Israel has recorded 319 deaths from COVD-19 and nearly 24,000 cases — 17,114 of which have recovered. Some 46 people are in serious condition, with 24 on ventilators. The number of cases soared since the government reopened the economy and schools in May.

Prime Minister Benjamin Netanyahu promised government compensation for the sectors hurt by the new restrictions.

“The promised money will get to the people, and we will introduce innovative plans to keep our economy moving forward,” Netanyahu said. 

The country is still closed to foreigners, and the shutdown is crippling the tourism industry. Opposition leader Yair Lapid criticized the government for failing to address the economic ramifications of its restrictions.

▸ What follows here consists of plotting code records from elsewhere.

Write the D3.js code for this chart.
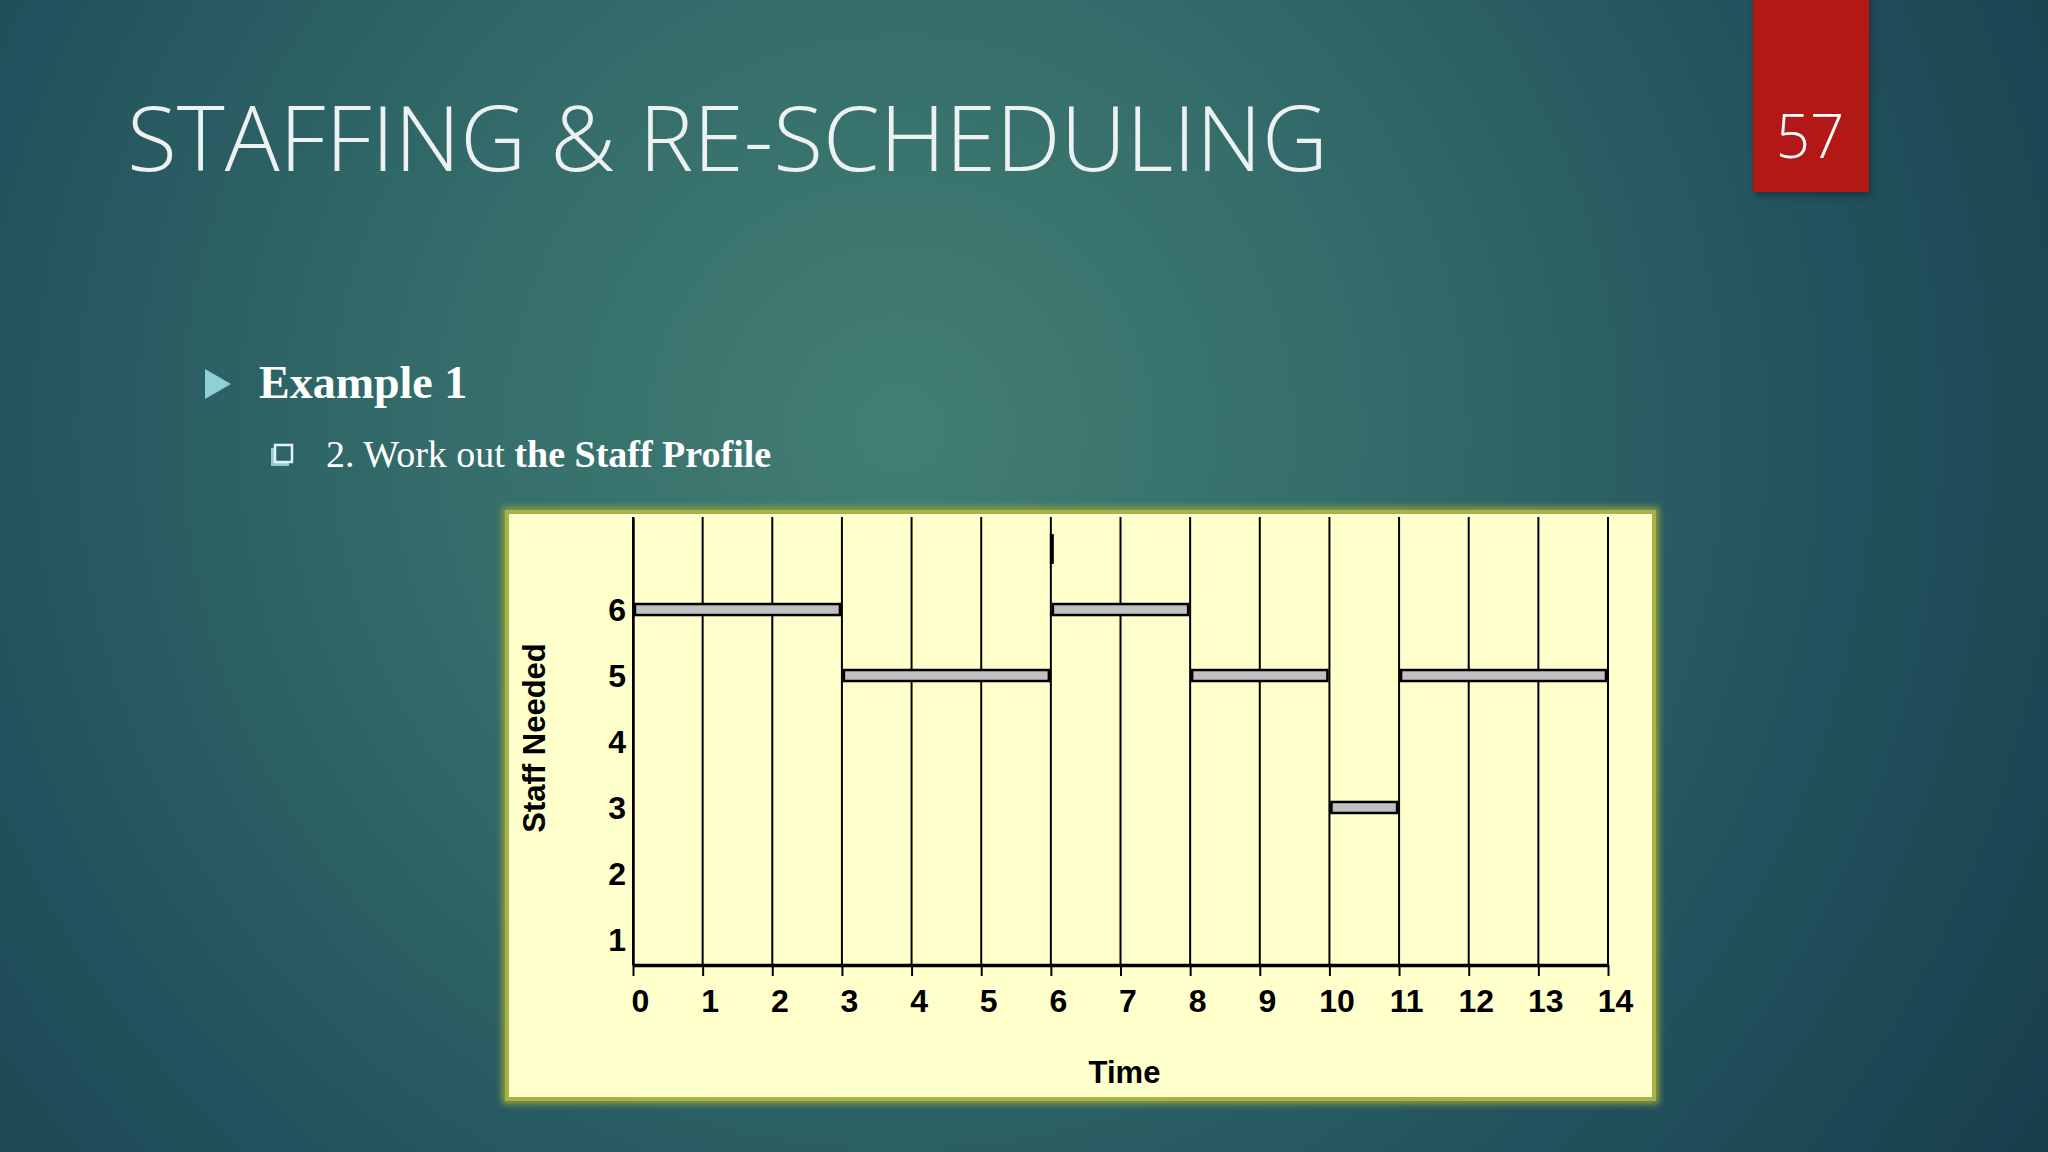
<!DOCTYPE html>
<html>
<head>
<meta charset="utf-8">
<script src="https://cdn.jsdelivr.net/npm/d3@7"></script>
<style>
  html, body { margin: 0; padding: 0; background: #1d4a55; }
  svg { display: block; }
</style>
</head>
<body>
<script>
// ---- data ----
const timeTicks = [0, 1, 2, 3, 4, 5, 6, 7, 8, 9, 10, 11, 12, 13, 14];
const staffTicks = [1, 2, 3, 4, 5, 6];
const segStart = [0, 3, 6, 8, 10, 11];
const segEnd = [3, 6, 8, 10, 11, 14];
const staffNeeded = [6, 5, 6, 5, 3, 5];
const markTime = [6];
const markFrom = [6.7];
const markTo = [7.15];

const titleText = "STAFFING & RE-SCHEDULING";
const slideNumber = "57";
const bullet1 = "Example 1";
const bullet2Regular = "2. Work out ";
const bullet2Bold = "the Staff Profile";
const xTitle = "Time";
const yTitle = "Staff Needed";

const W = 2048, H = 1152;
const svg = d3.select("body").append("svg").attr("width", W).attr("height", H);
const defs = svg.append("defs");

// background
const bg = defs.append("radialGradient").attr("id", "bg")
  .attr("gradientUnits", "userSpaceOnUse")
  .attr("cx", 900).attr("cy", 430).attr("r", 1350);
bg.append("stop").attr("offset", 0).attr("stop-color", "#437e73");
bg.append("stop").attr("offset", 0.35).attr("stop-color", "#336c6a");
bg.append("stop").attr("offset", 0.7).attr("stop-color", "#22525d");
bg.append("stop").attr("offset", 1).attr("stop-color", "#183e4c");
svg.append("rect").attr("width", W).attr("height", H).attr("fill", "url(#bg)");

const blur = defs.append("filter").attr("id", "glow").attr("x", "-5%").attr("y", "-5%").attr("width", "110%").attr("height", "110%");
blur.append("feGaussianBlur").attr("stdDeviation", 3);
const sh = defs.append("filter").attr("id", "shadow").attr("x", "-20%").attr("y", "-20%").attr("width", "140%").attr("height", "140%");
sh.append("feGaussianBlur").attr("stdDeviation", 3);

// slide number box
svg.append("rect").attr("x", 1755).attr("y", -5).attr("width", 116).attr("height", 201)
  .attr("fill", "#0c2a33").attr("opacity", 0.6).attr("filter", "url(#shadow)");
svg.append("rect").attr("x", 1753).attr("y", 0).attr("width", 116).attr("height", 192).attr("fill", "#b21815");
svg.append("text").attr("x", 1810).attr("y", 158).attr("text-anchor", "middle")
  .attr("font-family", "'Open Sans', Lato, sans-serif").attr("font-weight", 300)
  .attr("font-size", 60).attr("fill", "#ffffff").text(slideNumber);

// title
svg.append("text").attr("x", 127).attr("y", 171)
  .attr("font-family", "'Open Sans', Lato, sans-serif").attr("font-weight", 300)
  .attr("font-size", 91).attr("fill", "#eef1f1")
  .attr("textLength", 1201).attr("lengthAdjust", "spacingAndGlyphs")
  .text(titleText);

// bullets
svg.append("path").attr("d", "M205,369 L231,384 L205,399 Z").attr("fill", "#8fd0d6");
svg.append("text").attr("x", 259).attr("y", 398)
  .attr("font-family", "'Liberation Serif', 'Times New Roman', serif").attr("font-weight", "bold")
  .attr("font-size", 46).attr("fill", "#ffffff").text(bullet1);

svg.append("rect").attr("x", 271).attr("y", 448).attr("width", 18).attr("height", 18).attr("fill", "#8fd0d6");
svg.append("rect").attr("x", 275).attr("y", 445).attr("width", 17).attr("height", 17)
  .attr("fill", "#2f6468").attr("stroke", "#e3f3f4").attr("stroke-width", 2.5);
const t2 = svg.append("text").attr("x", 326).attr("y", 467)
  .attr("font-family", "'Liberation Serif', 'Times New Roman', serif")
  .attr("font-size", 38).attr("fill", "#ffffff");
t2.append("tspan").text(bullet2Regular);
t2.append("tspan").attr("font-weight", "bold").text(bullet2Bold);

// chart panel
svg.append("rect").attr("x", 502).attr("y", 507).attr("width", 1157).attr("height", 597)
  .attr("fill", "#8b9c3f").attr("filter", "url(#glow)");
svg.append("rect").attr("x", 505).attr("y", 510).attr("width", 1151).attr("height", 591)
  .attr("fill", "#a7b247");
svg.append("rect").attr("x", 509).attr("y", 514).attr("width", 1143).attr("height", 583)
  .attr("fill", "#ffffcc");

// scales
const yMin = 0.62, yMax = 7.41;
const x = d3.scaleLinear().domain([0, 14]).range([633, 1608]);
const y = d3.scaleLinear().domain([yMin, yMax]).range([965, 517]);

const g = svg.append("g");
const fontAxis = "'Liberation Sans', Arial, sans-serif";

// vertical grid lines
g.append("g").selectAll("line").data(timeTicks).join("line")
  .attr("x1", d => x(d)).attr("x2", d => x(d))
  .attr("y1", y(yMax)).attr("y2", y(yMin))
  .attr("stroke", "#000").attr("stroke-width", 2);

// x axis
const xAxis = g.append("g").attr("transform", `translate(0,${y(yMin)})`)
  .call(d3.axisBottom(x).tickValues(timeTicks).tickSize(11).tickSizeOuter(0).tickPadding(13).tickFormat(d3.format("d")));
xAxis.select(".domain").attr("stroke", "#000").attr("stroke-width", 3.5);
xAxis.selectAll(".tick line").attr("stroke", "#000").attr("stroke-width", 2);
xAxis.selectAll(".tick text").attr("font-family", fontAxis).attr("font-weight", "bold")
  .attr("font-size", 32).attr("fill", "#000").attr("dx", 7);

// y axis (labels only)
const yAxis = g.append("g").attr("transform", `translate(${x(0)},0)`)
  .call(d3.axisLeft(y).tickValues(staffTicks).tickSize(0).tickPadding(7).tickFormat(d3.format("d")));
yAxis.select(".domain").attr("stroke", "#000").attr("stroke-width", 2.5);
yAxis.selectAll(".tick text").attr("font-family", fontAxis).attr("font-weight", "bold")
  .attr("font-size", 32).attr("fill", "#000");

// bars (staff profile)
const segs = segStart.map((s, i) => ({ s, e: segEnd[i], v: staffNeeded[i] }));
g.append("g").selectAll("rect").data(segs).join("rect")
  .attr("x", d => x(d.s) + 2)
  .attr("width", d => x(d.e) - x(d.s) - 4)
  .attr("y", d => y(d.v) - 6)
  .attr("height", 11)
  .attr("fill", "#c0c0c0").attr("stroke", "#000").attr("stroke-width", 2.5);

// small marker stroke
g.append("g").selectAll("line").data(markTime).join("line")
  .attr("x1", d => x(d) + 1).attr("x2", d => x(d) + 1)
  .attr("y1", (d, i) => y(markTo[i])).attr("y2", (d, i) => y(markFrom[i]))
  .attr("stroke", "#000").attr("stroke-width", 4);

// axis titles
g.append("text").attr("x", (x(0) + x(14)) / 2 + 4).attr("y", 1083).attr("text-anchor", "middle")
  .attr("font-family", fontAxis).attr("font-weight", "bold").attr("font-size", 31).attr("fill", "#000")
  .text(xTitle);
g.append("text").attr("transform", "translate(545,738) rotate(-90)").attr("text-anchor", "middle")
  .attr("font-family", fontAxis).attr("font-weight", "bold").attr("font-size", 31).attr("fill", "#000")
  .text(yTitle);
</script>
</body>
</html>
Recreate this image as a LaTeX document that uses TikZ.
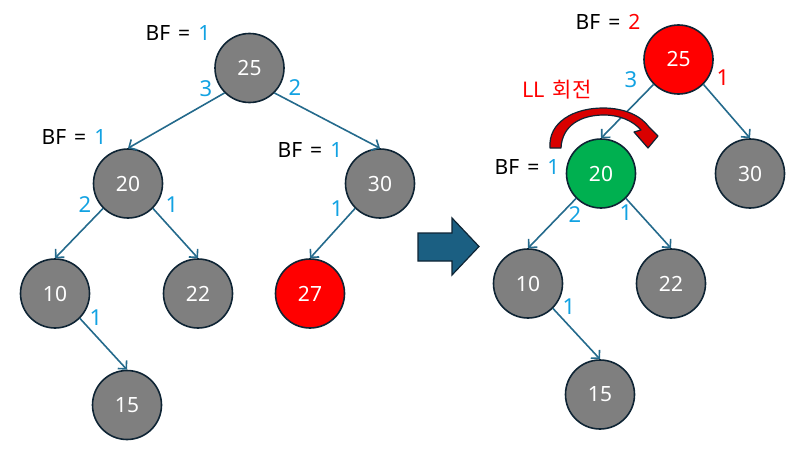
\documentclass[tikz,border=0pt]{standalone}
\usepackage{fontspec}
\setmainfont{Noto Sans}
\newfontfamily\krfont{Noto Sans CJK KR}
\usetikzlibrary{arrows.meta}
\definecolor{edgeblue}{HTML}{246A8C}
\definecolor{bfblue}{HTML}{12A2E2}
\definecolor{nodegray}{HTML}{7F7F7F}
\definecolor{nodeborder}{HTML}{0E2434}
\definecolor{nodered}{HTML}{FF0000}
\definecolor{nodegreen}{HTML}{00B050}
\definecolor{bigarrow}{HTML}{1B5F82}
\newcommand{\bftext}[2]{BF\hspace{8pt}=\hspace{8pt}\textcolor{#1}{#2}}
\begin{document}
\begin{tikzpicture}[x=1pt,y=-1pt,
  tnode/.style={circle,draw=nodeborder,line width=1.6pt,fill=nodegray,minimum size=69pt,inner sep=0pt,
    text=white,font=\fontsize{21}{25}\selectfont},
  redn/.style={tnode,fill=nodered},
  greenn/.style={tnode,fill=nodegreen},
  conn/.style={draw=edgeblue,line width=1.6pt,-{Straight Barb[length=6pt,width=12pt,line width=1.6pt]}},
  bflabel/.style={font=\fontsize{21}{25}\selectfont,text=black,inner sep=0pt},
  elabel/.style={font=\fontsize{22}{26}\selectfont,text=bfblue,inner sep=0pt},
  relabel/.style={elabel,text=nodered}
]
\useasboundingbox (0,0) rectangle (794,460);
% left tree
\node[tnode] (L25) at (249.5,68) {25};
\node[tnode] (L20) at (128,183.5) {20};
\node[tnode] (L30) at (380,183.5) {30};
\node[tnode] (L10) at (55,293.5) {10};
\node[tnode] (L22) at (198,293.5) {22};
\node[redn]  (L27) at (310,293.5) {27};
\node[tnode] (L15) at (127,405) {15};
\path[conn] (L25.south west) -- (L20.north);
\path[conn] (L25.south east) -- (L30.north);
\path[conn] (L20.south west) -- (L10.north);
\path[conn] (L20.south east) -- (L22.north);
\path[conn] (L30.south west) -- (L27.north);
\path[conn] (L10.south east) -- (L15.north);
\node[bflabel] (bfL25) at (178,33) {\bftext{bfblue}{1}};
\node[bflabel] (bfL20) at (74,137) {\bftext{bfblue}{1}};
\node[bflabel] (bfL30) at (310,150) {\bftext{bfblue}{1}};
\node[elabel] (eL1) at (206,89) {3};
\node[elabel] (eL2) at (295,88) {2};
\node[elabel] (eL3) at (85,205) {2};
\node[elabel] (eL4) at (172,205) {1};
\node[elabel] (eL5) at (337,209) {1};
\node[elabel] (eL6) at (96,318) {1};
% big arrow
\filldraw[fill=bigarrow,draw=nodeborder,line width=1.2pt]
  (418,233) -- (452,233) -- (452,218) -- (479,246.5) -- (452,275) -- (452,261) -- (418,261) -- cycle;
% right tree
\node[redn]   (R25) at (678.5,59.5) {25};
\node[greenn] (R20) at (601,173.5) {20};
\node[tnode]  (R30) at (750,173.5) {30};
\node[tnode]  (R10) at (528,283.5) {10};
\node[tnode]  (R22) at (671,283.5) {22};
\node[tnode]  (R15) at (600,394.5) {15};
\path[conn] (R25.south west) -- (R20.north);
\path[conn] (R25.south east) -- (R30.north);
\path[conn] (R20.south west) -- (R10.north);
\path[conn] (R20.south east) -- (R22.north);
\path[conn] (R10.south east) -- (R15.north);
\node[bflabel] (bfR25) at (608,22) {\bftext{nodered}{2}};
\node[bflabel] (bfR20) at (527,167) {\bftext{bfblue}{1}};
\node[elabel] (eR1) at (631,80) {3};
\node[relabel] (eR2) at (723,78) {1};
\node[elabel] (eR3) at (575,215) {2};
\node[elabel] (eR4) at (626,213) {1};
\node[elabel] (eR5) at (569,307) {1};
\node[font=\fontsize{21}{25}\selectfont\krfont,text=nodered,inner sep=0pt] (ll) at (557,90) {LL\hspace{3pt} 회전};
% curved rotation arrow
\filldraw[fill=nodered!85!black,draw=nodeborder,line width=1.2pt,line join=round]
  (550,148) .. controls (548,122) and (574,108) .. (603,108)
  .. controls (625,108) and (641,116) .. (649,127)
  -- (658,136) -- (648,148) -- (634,132) -- (641,130)
  .. controls (633,121) and (620,115) .. (604,115)
  .. controls (580,115) and (562,126) .. (561,148) -- cycle;
\end{tikzpicture}
\end{document}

“There isn’t a compensation framework for small businesses, there isn’t a plan to get people back to work, and unemployment rates in Israel are among the highest in the world,” Lapid said. “A few weeks ago, the prime minister said, ‘The whole world is learning from us how to manage the corona crisis.’ Everyone was very impressed, except the world. Because the rest of the world understands that there is a difference between talking and managing a crisis. They’re not impressed by speeches, they’re working with facts.”

A poll on Sunday showed that 85 percent of the public are worried about their economic future.

“The rest are all members of the government,” Lapid noted dryly.

As the European Union opens its borders, Israel is marked as a red country meaning Israelis won’t be allowed to travel there freely.

“A red country is one that isn’t effectively managing the corona crisis,” he said. “Instead of managing the crisis they created the largest, most bloated government in the history of Israel.”